== What you need to do ==
Start at the line holding "Write a Python", stop at the line holding "from matplotlib.patches import Rectangle", and repeat those lines exactly, both ends included; skip the pictures.
━━━━━ Supplied material ━━━━━
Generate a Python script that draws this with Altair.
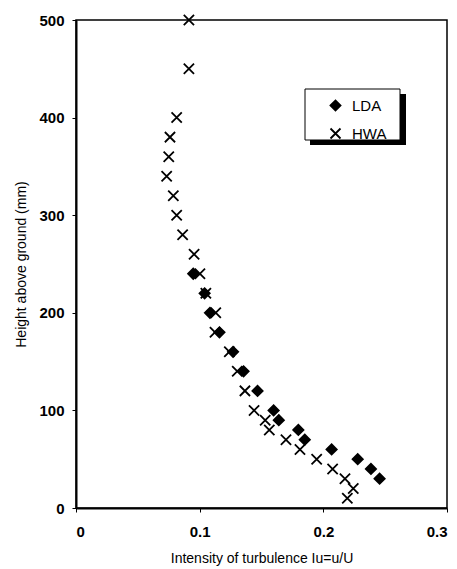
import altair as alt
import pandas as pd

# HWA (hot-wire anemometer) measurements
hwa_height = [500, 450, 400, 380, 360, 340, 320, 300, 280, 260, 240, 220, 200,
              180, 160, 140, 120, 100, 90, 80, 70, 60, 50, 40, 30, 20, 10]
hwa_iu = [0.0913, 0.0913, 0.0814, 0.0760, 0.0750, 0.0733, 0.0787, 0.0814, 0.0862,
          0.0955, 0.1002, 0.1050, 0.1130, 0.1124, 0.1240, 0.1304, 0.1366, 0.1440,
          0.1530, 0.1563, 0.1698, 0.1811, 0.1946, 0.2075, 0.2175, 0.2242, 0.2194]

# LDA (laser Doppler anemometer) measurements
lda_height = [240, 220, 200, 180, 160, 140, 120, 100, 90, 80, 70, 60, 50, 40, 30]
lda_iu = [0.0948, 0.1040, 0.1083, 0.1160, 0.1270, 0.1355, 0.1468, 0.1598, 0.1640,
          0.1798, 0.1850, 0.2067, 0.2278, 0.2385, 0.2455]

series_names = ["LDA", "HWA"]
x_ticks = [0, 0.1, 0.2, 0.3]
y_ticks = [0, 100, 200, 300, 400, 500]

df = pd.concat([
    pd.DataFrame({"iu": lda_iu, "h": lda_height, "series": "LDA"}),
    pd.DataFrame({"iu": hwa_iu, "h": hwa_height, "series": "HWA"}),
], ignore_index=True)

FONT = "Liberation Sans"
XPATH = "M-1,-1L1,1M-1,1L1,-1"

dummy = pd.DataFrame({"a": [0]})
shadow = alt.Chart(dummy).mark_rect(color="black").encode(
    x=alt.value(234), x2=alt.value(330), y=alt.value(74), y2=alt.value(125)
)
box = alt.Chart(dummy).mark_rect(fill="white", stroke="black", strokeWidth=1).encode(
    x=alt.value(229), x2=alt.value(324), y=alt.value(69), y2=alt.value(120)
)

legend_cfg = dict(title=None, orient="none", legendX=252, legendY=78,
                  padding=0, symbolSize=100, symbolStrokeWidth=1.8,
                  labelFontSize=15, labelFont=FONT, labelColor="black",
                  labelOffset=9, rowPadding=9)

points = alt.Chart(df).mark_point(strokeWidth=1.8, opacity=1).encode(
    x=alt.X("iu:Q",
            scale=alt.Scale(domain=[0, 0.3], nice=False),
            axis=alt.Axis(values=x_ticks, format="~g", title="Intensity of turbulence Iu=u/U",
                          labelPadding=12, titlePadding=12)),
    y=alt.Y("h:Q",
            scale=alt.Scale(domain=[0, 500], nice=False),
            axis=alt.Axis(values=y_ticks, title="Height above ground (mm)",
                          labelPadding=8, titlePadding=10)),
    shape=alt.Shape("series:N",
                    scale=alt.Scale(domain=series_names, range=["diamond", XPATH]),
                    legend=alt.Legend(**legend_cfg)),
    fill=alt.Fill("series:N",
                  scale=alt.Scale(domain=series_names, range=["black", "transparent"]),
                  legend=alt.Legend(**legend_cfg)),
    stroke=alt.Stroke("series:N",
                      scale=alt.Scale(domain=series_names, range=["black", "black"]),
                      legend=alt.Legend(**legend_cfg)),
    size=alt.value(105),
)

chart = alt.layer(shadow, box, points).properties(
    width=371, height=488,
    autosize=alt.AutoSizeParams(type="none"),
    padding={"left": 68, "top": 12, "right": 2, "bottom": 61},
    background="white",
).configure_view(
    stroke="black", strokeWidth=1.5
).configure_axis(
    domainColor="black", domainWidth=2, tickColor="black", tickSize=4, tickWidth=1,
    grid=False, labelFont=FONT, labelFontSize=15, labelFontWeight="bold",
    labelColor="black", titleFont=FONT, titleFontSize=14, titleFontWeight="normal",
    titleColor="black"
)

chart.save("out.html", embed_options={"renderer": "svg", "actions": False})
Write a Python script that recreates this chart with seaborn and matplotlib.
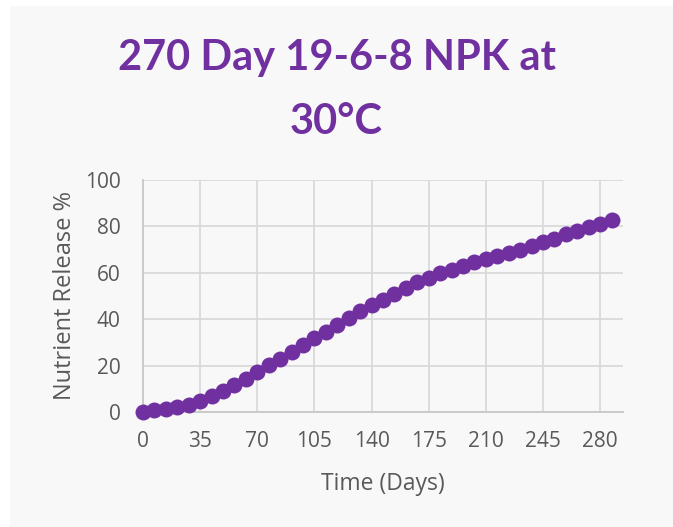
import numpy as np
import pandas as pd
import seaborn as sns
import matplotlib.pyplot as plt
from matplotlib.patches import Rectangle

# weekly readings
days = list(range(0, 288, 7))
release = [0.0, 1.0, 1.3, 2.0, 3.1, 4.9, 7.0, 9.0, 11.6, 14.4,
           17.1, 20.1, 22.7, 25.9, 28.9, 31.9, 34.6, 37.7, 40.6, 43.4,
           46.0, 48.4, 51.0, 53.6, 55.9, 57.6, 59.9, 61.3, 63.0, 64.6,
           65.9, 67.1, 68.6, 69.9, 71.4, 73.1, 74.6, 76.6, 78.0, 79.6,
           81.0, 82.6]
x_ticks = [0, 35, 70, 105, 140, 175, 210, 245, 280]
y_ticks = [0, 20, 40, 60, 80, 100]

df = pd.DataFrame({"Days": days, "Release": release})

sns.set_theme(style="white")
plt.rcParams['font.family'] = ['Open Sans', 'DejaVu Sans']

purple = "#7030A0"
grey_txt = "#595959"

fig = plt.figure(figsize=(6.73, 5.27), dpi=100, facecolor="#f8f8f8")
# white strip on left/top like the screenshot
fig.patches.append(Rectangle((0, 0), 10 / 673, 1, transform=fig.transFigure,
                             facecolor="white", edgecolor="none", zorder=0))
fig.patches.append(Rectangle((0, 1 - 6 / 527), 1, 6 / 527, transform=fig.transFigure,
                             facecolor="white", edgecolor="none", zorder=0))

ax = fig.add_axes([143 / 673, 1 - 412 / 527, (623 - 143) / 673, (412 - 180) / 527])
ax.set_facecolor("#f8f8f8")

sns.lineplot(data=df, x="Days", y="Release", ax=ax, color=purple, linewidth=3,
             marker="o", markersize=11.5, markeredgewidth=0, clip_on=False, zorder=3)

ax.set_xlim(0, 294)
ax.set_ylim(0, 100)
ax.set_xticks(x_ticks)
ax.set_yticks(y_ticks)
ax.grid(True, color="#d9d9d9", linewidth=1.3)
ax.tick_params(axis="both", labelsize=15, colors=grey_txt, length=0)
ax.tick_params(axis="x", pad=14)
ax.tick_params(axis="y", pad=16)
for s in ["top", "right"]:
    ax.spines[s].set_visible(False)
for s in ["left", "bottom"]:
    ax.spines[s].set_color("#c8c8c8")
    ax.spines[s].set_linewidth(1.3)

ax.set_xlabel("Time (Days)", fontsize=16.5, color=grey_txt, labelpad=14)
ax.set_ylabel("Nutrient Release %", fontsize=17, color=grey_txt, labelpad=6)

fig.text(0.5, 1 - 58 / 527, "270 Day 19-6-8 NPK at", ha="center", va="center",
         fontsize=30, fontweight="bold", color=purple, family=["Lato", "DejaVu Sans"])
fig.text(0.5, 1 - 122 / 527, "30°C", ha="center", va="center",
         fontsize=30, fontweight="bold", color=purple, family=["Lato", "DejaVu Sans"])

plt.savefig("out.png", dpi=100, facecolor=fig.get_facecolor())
━━━━━
━━━━━ Supplied material ━━━━━
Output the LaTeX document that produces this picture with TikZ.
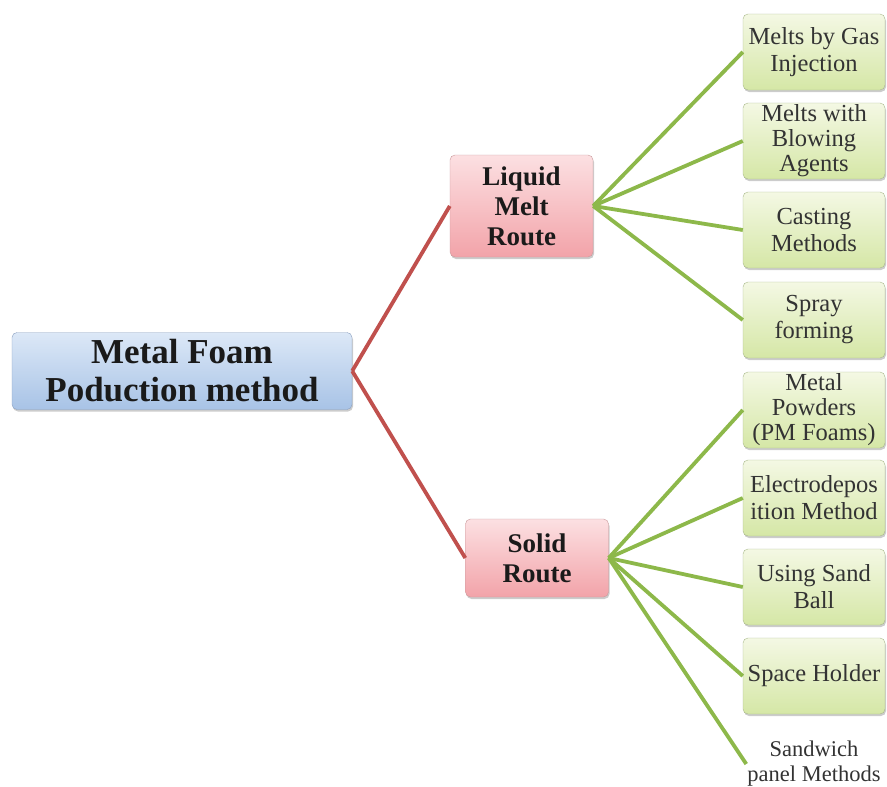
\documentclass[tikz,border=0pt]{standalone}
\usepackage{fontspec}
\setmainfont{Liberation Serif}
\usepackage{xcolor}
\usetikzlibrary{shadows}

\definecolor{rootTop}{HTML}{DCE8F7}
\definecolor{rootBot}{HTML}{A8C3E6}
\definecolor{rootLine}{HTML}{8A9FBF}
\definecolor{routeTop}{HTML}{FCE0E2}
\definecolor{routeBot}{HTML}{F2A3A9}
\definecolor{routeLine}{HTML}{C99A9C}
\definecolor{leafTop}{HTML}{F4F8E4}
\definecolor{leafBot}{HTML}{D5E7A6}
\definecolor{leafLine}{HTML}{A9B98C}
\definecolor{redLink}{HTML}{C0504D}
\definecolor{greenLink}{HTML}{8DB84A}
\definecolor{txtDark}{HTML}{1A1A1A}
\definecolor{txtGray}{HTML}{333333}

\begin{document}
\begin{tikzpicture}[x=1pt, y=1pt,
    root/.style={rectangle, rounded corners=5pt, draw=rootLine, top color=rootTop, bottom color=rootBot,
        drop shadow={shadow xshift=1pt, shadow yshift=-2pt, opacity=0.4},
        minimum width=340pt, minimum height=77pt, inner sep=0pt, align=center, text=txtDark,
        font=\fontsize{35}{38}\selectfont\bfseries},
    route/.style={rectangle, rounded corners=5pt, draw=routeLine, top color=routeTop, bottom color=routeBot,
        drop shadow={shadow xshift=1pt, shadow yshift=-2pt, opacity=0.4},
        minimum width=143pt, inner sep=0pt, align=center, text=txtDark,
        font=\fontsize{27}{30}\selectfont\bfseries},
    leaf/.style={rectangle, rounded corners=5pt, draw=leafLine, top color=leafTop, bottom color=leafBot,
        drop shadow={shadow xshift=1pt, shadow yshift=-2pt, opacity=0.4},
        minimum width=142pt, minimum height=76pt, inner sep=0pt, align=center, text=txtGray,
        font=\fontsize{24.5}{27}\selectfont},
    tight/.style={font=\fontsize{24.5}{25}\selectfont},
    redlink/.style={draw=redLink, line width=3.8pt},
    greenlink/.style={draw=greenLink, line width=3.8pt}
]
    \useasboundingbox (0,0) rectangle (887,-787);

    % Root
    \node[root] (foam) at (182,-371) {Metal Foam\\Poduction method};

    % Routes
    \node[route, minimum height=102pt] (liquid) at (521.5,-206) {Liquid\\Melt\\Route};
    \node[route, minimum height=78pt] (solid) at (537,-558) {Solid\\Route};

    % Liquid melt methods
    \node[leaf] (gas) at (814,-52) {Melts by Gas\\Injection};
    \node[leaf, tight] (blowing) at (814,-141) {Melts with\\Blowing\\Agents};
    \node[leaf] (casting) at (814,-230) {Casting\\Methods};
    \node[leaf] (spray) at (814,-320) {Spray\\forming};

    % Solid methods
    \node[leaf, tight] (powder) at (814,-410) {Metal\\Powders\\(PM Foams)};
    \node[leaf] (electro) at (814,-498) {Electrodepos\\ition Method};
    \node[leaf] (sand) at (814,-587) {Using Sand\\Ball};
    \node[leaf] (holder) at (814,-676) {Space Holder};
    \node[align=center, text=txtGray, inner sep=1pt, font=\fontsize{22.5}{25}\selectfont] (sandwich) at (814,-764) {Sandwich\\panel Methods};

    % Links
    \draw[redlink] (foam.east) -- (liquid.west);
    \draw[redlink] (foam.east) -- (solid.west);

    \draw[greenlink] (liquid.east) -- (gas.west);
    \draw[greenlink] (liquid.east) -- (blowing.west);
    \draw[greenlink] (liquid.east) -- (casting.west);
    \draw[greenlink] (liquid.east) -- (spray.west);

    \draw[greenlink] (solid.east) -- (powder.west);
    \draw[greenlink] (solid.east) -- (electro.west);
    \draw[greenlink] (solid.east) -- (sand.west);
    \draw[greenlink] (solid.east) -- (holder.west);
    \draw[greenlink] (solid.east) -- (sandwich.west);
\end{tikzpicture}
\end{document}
━━━━━
== Written response ==
Write a Python script that recreates this chart with seaborn and matplotlib.
import numpy as np
import pandas as pd
import seaborn as sns
import matplotlib.pyplot as plt
from matplotlib.patches import Rectangle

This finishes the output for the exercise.